I think about identity a lot. I read about it. I research it. I write about it. While at times seemingly disparate, covering topics like capital punishment, community policing, immigration, the legal profession, MS-13, the Occupy Movement, procedural justice, and state-corporate/corporate-state crime, my work is united by it. Identity is, indeed, at the core of my academic self.
More often than not, I like to explore identity in relational terms, or from the perspective of positionality. Specifically, I spend much of my time wondering about people’s positionality toward “the Law” (that magical entity that, just like “the Economy,” manages to exist apart from those who create and operate it, or so it may seem). For instance, how do protestors relate to police? How do immigrants relate to deportation orders? How does a union of Mexican miners relate to the State?
I often draw upon the concept of legal consciousness, or the ways individuals think about and interact with the Law. Legal consciousness taps into questions of identity, rights, behavior, practice, and power. It encompasses people’s thoughts, opinions, preferences, expectations, and attitudes about law, legal actors, and legal systems. Interestingly enough, I think this concept is useful for interrogating the notion of digital identity or, more specifically, our positionality to the Internet and our digital selves.

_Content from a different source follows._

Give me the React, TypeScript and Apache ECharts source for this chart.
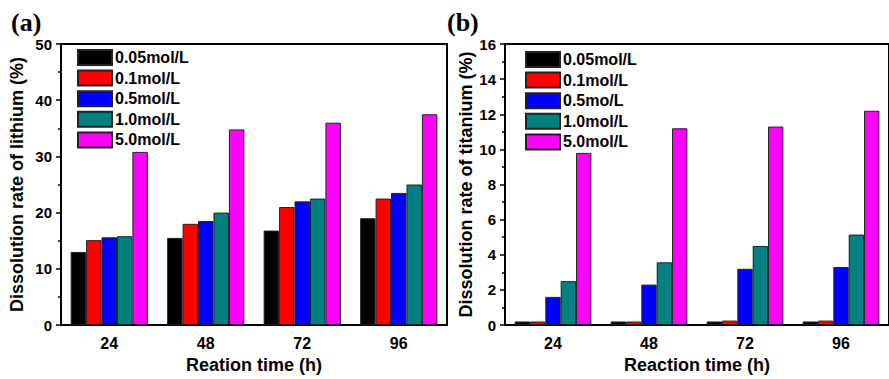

In The Commonplace of Law: Stories from Everyday Life, Ewick and Silbey (1998) provide a framework through which to examine legal consciousness. As the pair explain, there are those who find themselves before the law, viewing the law as all-powerful, intimidating, and something to be obeyed. There are those who are with the law, who see the law as a tool that can be manipulated in their favor. Then, there are those who are against the law, considering it something to be interrogated, challenged, and contested.(1)
Arguably, these stances toward the law can be translated into stances toward the internet that shape our presence in the digital world.
Those of us who are before the internet are in awe of—and afraid of—its power. We tread lightly, concerned about leaving too large a digital footprint, unsure of what could arise from engaging in online spaces. We believe that controlling our digital identity is almost entirely out of our hands—once something is up on the internet, there is no turning back. In the rare moments when we dare traverse the web, we seek out the expert guidance of the Geek Squad and the Genius Bar and FAQs. We are on the lookout for suspect Nigerian business opportunities. Generally, we lay low—as visitors—and keep to the shadows.
Those of us who are with the internet are attracted to what we see as its utility: attention, connection, creation, influence, networking, promotion. We read tips on building our academic “brand” on social. We listen to not one, but two weekly podcasts, plus daily downloads of the New York Times or the Washington Post. We not only inhabit the digital world as residents, we actively avoid the digital shadows through comments, #hashtags, likes, livestreams, @mentions, retweets, and stories. We take advantage of the internet’s ability to collapse space and time, uniting us and our deliverables with ever greater (yet increasingly specific) audiences. We dream of the day we deliver our first TedX.
Those of us who are against the internet refute the notion that we must participate. We control our digital identity by not having one. The fact that it is 2019 does not mean that we need incessantly check our email on our smartphones, live tweet at our professional associations’ annual meetings, or incorporate memes into our Powerpoint slides—although we sometimes do, aiming for irony, sarcasm, or to simply keep our students from falling asleep (often winding up the butt of a dad joke). We are, begrudgingly, open to the internet. But, we are skeptical. We do not trust that the digital world can truly deliver on its promises. We point to selfie deaths as a sign of the times. We read the fine print, and warn others. We clear our cache, deny mic access, and turn of location services. We refuse to be a datapoint.
Ewick and Silbey (1998) point out that legal consciousness is dynamic. The categories they put forward are not mutually exclusive—people relate to the law differently in different contexts and at different points in there lives. Similarly, most of us will find that, at times, we may inhabit all of these stances—before, with, and against the internet—even if our digital identity seems to resonate more closely with just one of these. When it comes to understanding our identity in the digital world, the key question may not be who am I, but how am I. The answer to this might just help us close the gap between our IRL selves and our digital lives.